Ideology Matters pt. 2

Posted on Friday 2 June 2006

Who are you calling a special interest party? Scot Lehigh thinks the State democrats have a choice between the public interest and playing to their constituencies:

Still, your platform opposes the MCAS, just as it opposes any expansion in charter schools, another important educational development, and one that has proved a popular option for inner-city families.

Provisions such as those read like communiques from interest-group dreamland. They are all the more reason why you need candidates independent enough to chart their own courses, with the public interest as their only compass. 

This reminds me of Lippman’s dictum that the role of democratic politics is to distinguish the public interest from vested interest. And I agree with Lehigh on the substance: I, too, support the MCAS requirement, think the Democratic Party should embrace it, and suspect it’s not to their tactical electoral advantage to hem and haw about it.

But if you stop to think about it, the MCAS issue wouldn’t be on the platform if a large number of party activists, many of whom have nothing to do with the teacher’s union, didn’t have a sincere opposition to standardized testing. I happen to find the progressives’ opposition to MCAS well-meaning but misguided. But If Lehigh can’t imagine what sincere oppositions to such testing would be, then he has no business being the Globe’s columnist on the state politics beat. surely it doesn’t take much imagination or research to determine what sincere reasons people have to such testing.

Furthermore, within the democratic party there is a split between machine politics and ideology-driven politics. Deval Patrick, whatever limitations his candidacy brings, represents the latter.

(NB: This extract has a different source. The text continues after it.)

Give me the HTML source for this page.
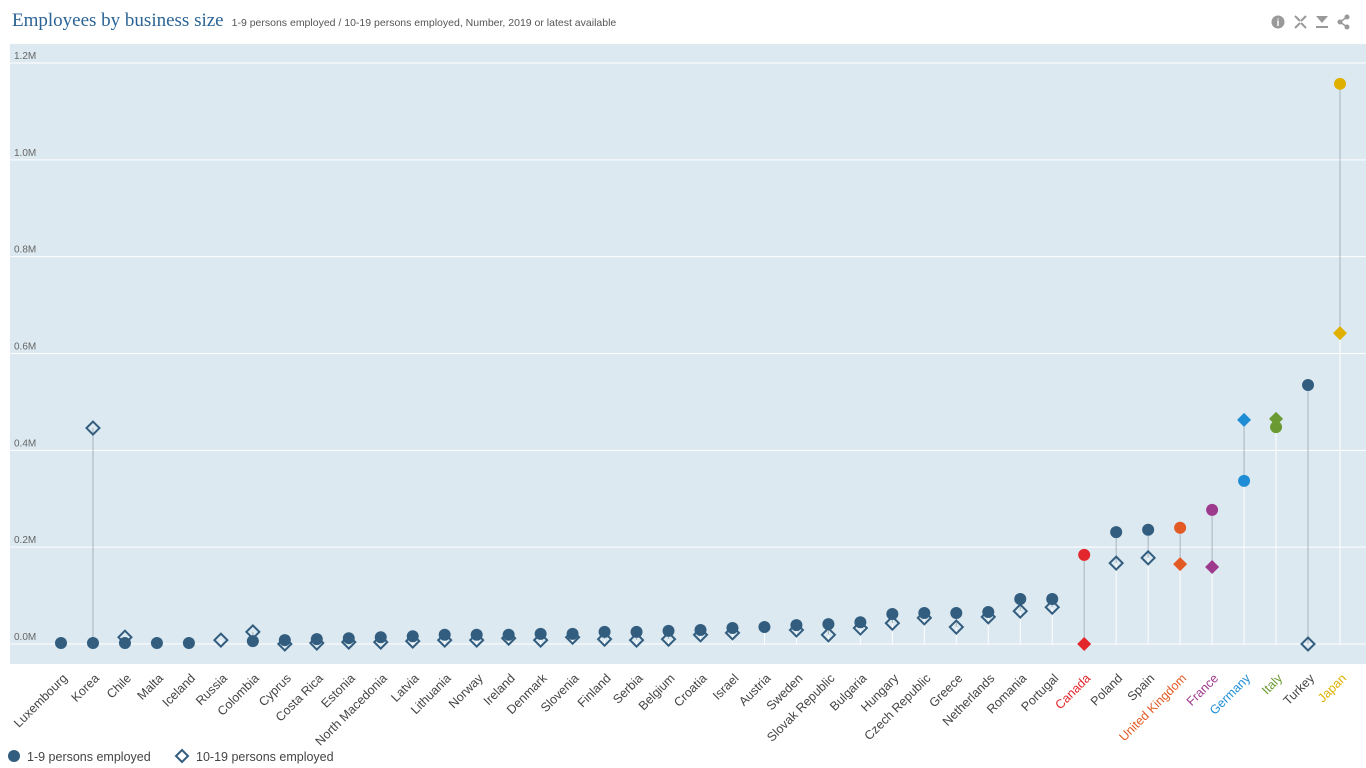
<!DOCTYPE html>
<html><head><meta charset="utf-8">
<style>
body{margin:0;width:1366px;height:768px;background:#fff;overflow:hidden;font-family:"Liberation Sans",sans-serif;}
#title{position:absolute;left:12px;top:10px;font-family:"Liberation Serif",serif;font-size:19px;color:#2a6496;white-space:nowrap}
#sub{font-family:"Liberation Sans",sans-serif;font-size:10.5px;color:#555;margin-left:8px}
svg{position:absolute;left:0;top:0}
</style></head><body>
<div id="title">Employees by business size<span id="sub">1-9 persons employed / 10-19 persons employed, Number, 2019 or latest available</span></div>
<svg id="chart" width="1366" height="768">
<g fill="#999">
<circle cx="1278" cy="22" r="6.5"/>
<text x="1278" y="26" font-size="10" font-weight="bold" fill="#fff" text-anchor="middle">i</text>
<g stroke="#999" stroke-width="2"><path d="M1295 16l5 5M1306 16l-5 5M1295 28l5-5M1306 28l-5-5" /></g>
<path d="M1316 16h12l-6 7z M1316 26h12v2h-12z"/>
<g><circle cx="1347" cy="17" r="2.5"/><circle cx="1347" cy="27" r="2.5"/><circle cx="1340" cy="22" r="2.5"/><path d="M1347 17L1340 22L1347 27" stroke="#999" stroke-width="1.5" fill="none"/></g>
</g>
</svg>
<script>
const categories=["Luxembourg","Korea","Chile","Malta","Iceland","Russia","Colombia","Cyprus","Costa Rica","Estonia","North Macedonia","Latvia","Lithuania","Norway","Ireland","Denmark","Slovenia","Finland","Serbia","Belgium","Croatia","Israel","Austria","Sweden","Slovak Republic","Bulgaria","Hungary","Czech Republic","Greece","Netherlands","Romania","Portugal","Canada","Poland","Spain","United Kingdom","France","Germany","Italy","Turkey","Japan"];
const small=[2,2,2,2,2,null,6,8,10,12,14,16,19,19,19,21,21,25,25,27,29,33,35,39,41,45,62,64,64,66,93,93,184,231,236,240,277,337,448,535,1157];
const medium=[null,446,14,null,null,8,25,0,2,4,4,6,8,8,12,8,14,10,8,10,19,23,null,29,19,33,43,54,35,56,68,76,0,167,178,165,159,463,465,0,642];
const highlight={"Canada":"#e3262b","United Kingdom":"#e35a24","France":"#9e3a8d","Germany":"#1f8dd6","Italy":"#6b9a33","Japan":"#dfb000"};
const ticks=[0,200,400,600,800,1000,1200];
const tickLabels=["0.0M","0.2M","0.4M","0.6M","0.8M","1.0M","1.2M"];
const NS="http://www.w3.org/2000/svg";
const svg=document.getElementById('chart');
const y=v=>644-v/1200*581;
const x=i=>61+i*(1340-61)/(categories.length-1);
function mk(t,a,p){const e=document.createElementNS(NS,t);for(const k in a)e.setAttribute(k,a[k]);(p||svg).appendChild(e);return e;}
const bg=mk('rect',{x:10,y:44,width:1356,height:620,fill:'#dce9f1'});


ticks.forEach((t,i)=>{
 const l=mk('line',{x1:10,x2:1366,y1:y(t),y2:y(t),stroke:'#fff','stroke-width':1});
 
 
 const tx=mk('text',{x:14,y:y(t)-4,'font-size':10,fill:'#666'});
 tx.textContent=tickLabels[i];
 
 
});
const base='#335d7e';
categories.forEach((c,i)=>{
 const cx=x(i),col=highlight[c]||base;
 const vals=[small[i],medium[i]].filter(v=>v!==null);
 const mn=Math.min(...vals),mx=Math.max(...vals);
 const w=mk('line',{x1:cx,x2:cx,y1:y(0),y2:y(mn),stroke:'#fff','stroke-width':1});
 
 
 const g=mk('line',{x1:cx,x2:cx,y1:y(mn),y2:y(mx),stroke:'#a9b4bd','stroke-width':1});
 
 
 if(medium[i]!==null){
  const my=y(medium[i]);const hl=!!highlight[c];const s=hl?7:6.5;
  const d=mk('path',{d:`M${cx} ${my-s}L${cx+s} ${my}L${cx} ${my+s}L${cx-s} ${my}Z`,fill:hl?col:'none',stroke:col,'stroke-width':hl?0:2});
  
  
 }
 if(small[i]!==null){
  const p=mk('circle',{cx:cx,cy:y(small[i]),r:6,fill:col});
  
  
 }
 const t=mk('text',{x:0,y:0,'font-size':12.5,fill:highlight[c]||'#444','text-anchor':'end',transform:`translate(${cx+7},${679}) rotate(-45)`});
 t.textContent=c;
 
 
});
const lg=mk('g',{});


const l1=mk('g',{},lg);


mk('circle',{cx:14,cy:756,r:6,fill:base},l1);
const t1=mk('text',{x:27,y:761,'font-size':12.5,fill:'#444'},l1);t1.textContent='1-9 persons employed';
const l2=mk('g',{},lg);


mk('path',{d:'M182 750L188 756L182 762L176 756Z',fill:'none',stroke:base,'stroke-width':2},l2);
const t2=mk('text',{x:196,y:761,'font-size':12.5,fill:'#444'},l2);t2.textContent='10-19 persons employed';
</script>
</body></html>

It strikes me as perverse for Lehigh to blame him for interest-group checklist policy formulation, when in fact he’s the only real possibility for breaking that logjam.

We can get all grumpy-centrist and blame the ideoligcal types in the political parties are obstructing the public interest, but truth is, it’s not always clear what the public interest is - at the very least, that’s where the disagreement lies. Regulating insurance makes for an inefficient market (bad) but may protect consumers (good). Standardized testing helps employers trying to rely on educational credentials (good) but means that a lot of disadvantaged kids won’t be getting a high school diploma where a few years ago they would have (bad). Where you come down on these issues depends a lot on your political worldview as much as on your particular self-interest.

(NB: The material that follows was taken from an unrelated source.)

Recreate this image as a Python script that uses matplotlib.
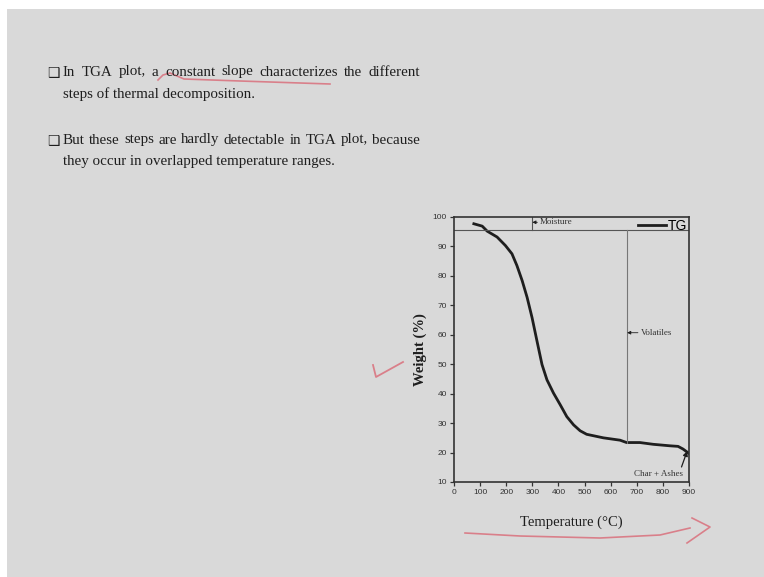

So on most issues, self-interest dovetails neatly with ideology. The same applies across the aisle. Yes, the current Congress has entered a period of high corruption and cynical exercise of power. But the age of the K Street Project got under way because Republican legislators had ideological reasons for things like telecommunications deregulation or loose antitrust legislation, in addition to interest-group benefits that accrue to such positions.

By the way, if Scot Lehigh thinks being in power makes one’s party platform more down to earth, he should note that fairly recently the Texas GOP was pining for a return to the gold standard.

UPDATE: On a moment’s reflection, the comment about Lehigh having no business being a columnist is over-the-top and just the sort of invective that I find offputting when others use it. I just found his article maddening.